I’m watching Fogo from a distance.
I’m waiting before I convince myself it’s a must-own.
I’m looking at it the way I look at any serious investment — slowly, carefully, without emotion.
I’ve been studying how it runs on the Solana Virtual Machine and what that really gives it.
I focus less on hype and more on what the numbers will look like two or three years from now.
From a technical perspective, it’s hard not to be impressed.
Using the Solana Virtual Machine means developers don’t have to start from scratch. The tooling already exists. The execution model is proven. It’s fast, efficient, and familiar. That reduces friction, and friction is often what kills new chains early.
The foundation looks solid. It feels engineered with intent rather than assembled for marketing. That matters to me. Strong infrastructure increases the odds of real adoption.
But technology is only one side of the
equation.
When I shift my attention to tokenomics, the tone changes. If roughly 38% of supply is circulating, that means the majority is still locked. Around 62% of the eventual supply hasn’t fully entered the market yet. That’s not a small detail — it’s future dilution waiting on a calendar.

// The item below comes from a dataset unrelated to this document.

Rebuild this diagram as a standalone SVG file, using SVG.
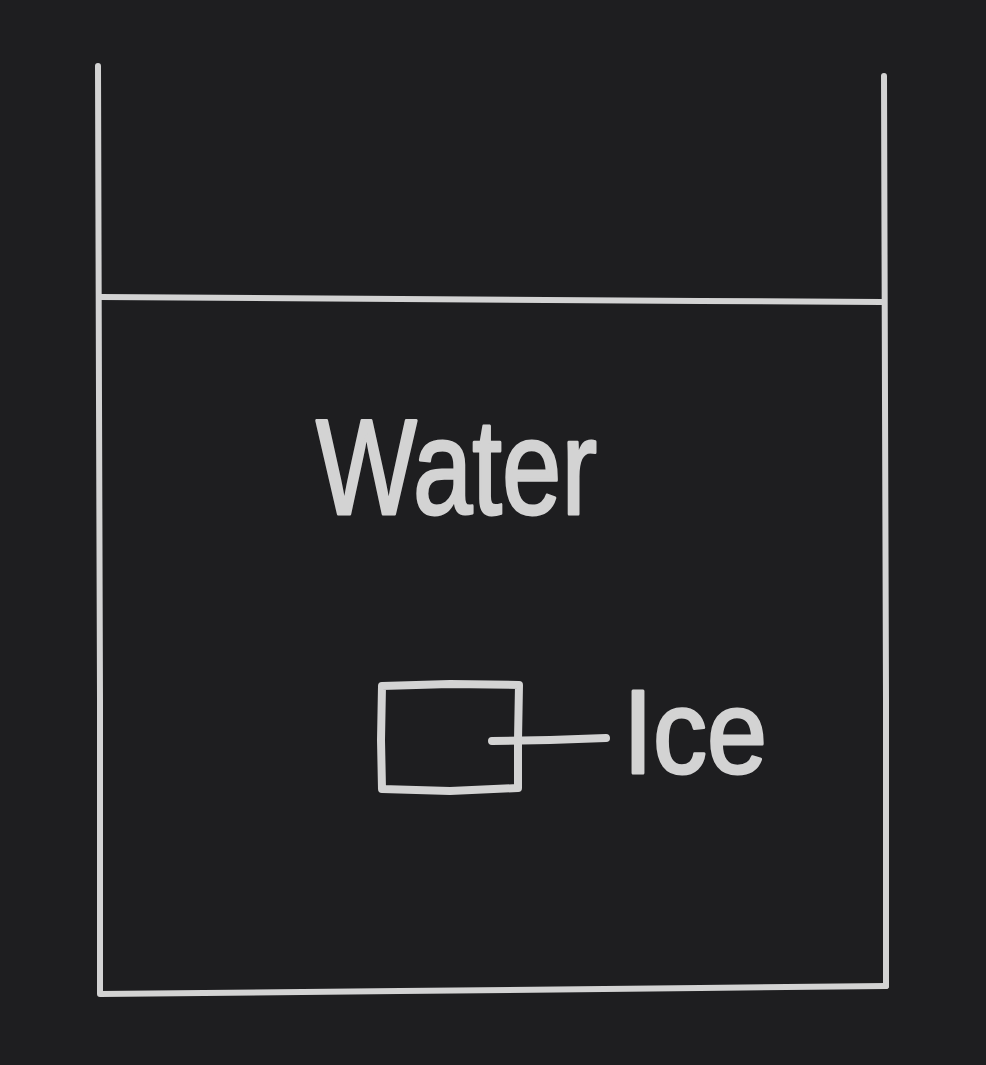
<svg xmlns="http://www.w3.org/2000/svg" width="986" height="1065" viewBox="0 0 986 1065">
<style>
.ln{fill:none;stroke:#d3d3d3;stroke-width:6;stroke-linecap:round;stroke-linejoin:round}
.thick{stroke-width:8}
.lbl{fill:#d3d3d3;stroke:#d3d3d3;stroke-width:3;stroke-linejoin:round;font-family:"Liberation Sans",Arial,sans-serif}
</style>
<rect width="986" height="1065" fill="#1e1e20"/>
<g id="container">
<polyline class="ln" points="98,66 99,400 100,700 100,994 400,991 700,988 886,986"/>
<polyline class="ln" points="884,76 885,400 886,700 886,986"/>
</g>
<g id="water">
<polyline class="ln" points="100,297 400,299 700,301 882,302"/>
<text class="lbl" x="316" y="514" font-size="136" textLength="281" lengthAdjust="spacingAndGlyphs">Water</text>
</g>
<g id="ice">
<polyline class="ln thick" points="382,686 450,684 519,685 518,740 518,788 450,791 382,789 381,740 382,686"/>
<text class="lbl" x="623" y="773" font-size="118" textLength="144" lengthAdjust="spacingAndGlyphs">Ice</text>
</g>
<g id="connectors">
<polyline class="ln thick" points="492,741 550,740 606,738"/>
</g>
</svg>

Every unlock event changes the supply-demand balance. Core contributors with multi-year vesting are normal in crypto, but cliffs create moments of pressure. Advisors unlocking early adds another layer. Institutional allocations eventually become liquid. The foundation treasury holds strategic reserves.
None of this means they will sell. But markets don’t price intentions — they price liquidity.
Then there’s staking. High yields feel attractive, especially in the early stages of a network. But those rewards are paid in tokens. If emissions are meaningful and network revenue doesn’t scale at the same pace, inflation slowly expands the effective supply. It doesn’t feel dramatic. It just quietly reduces scarcity.
Governance is another piece I can’t ignore. If a concentrated group controls a large portion of tokens, they effectively control decision-making. That might create stability early on, but it also means true decentralization takes time. Until distribution widens, influence remains concentrated.
I’m not dismissing Fogo. The technology has real strengths. SVM compatibility gives it a serious head start in attracting builders. Performance matters. Execution quality matters.
But I invest based on how value flows. I compare circulating market cap to fully diluted valuation. I map unlock schedules against expected ecosystem growth. I ask whether demand can realistically absorb new supply over the next few years.
I’m not rushing. I’m not attacking. I’m simply observing and calculating.
Because in crypto, it’s rarely the code that tests your patience. It’s the math.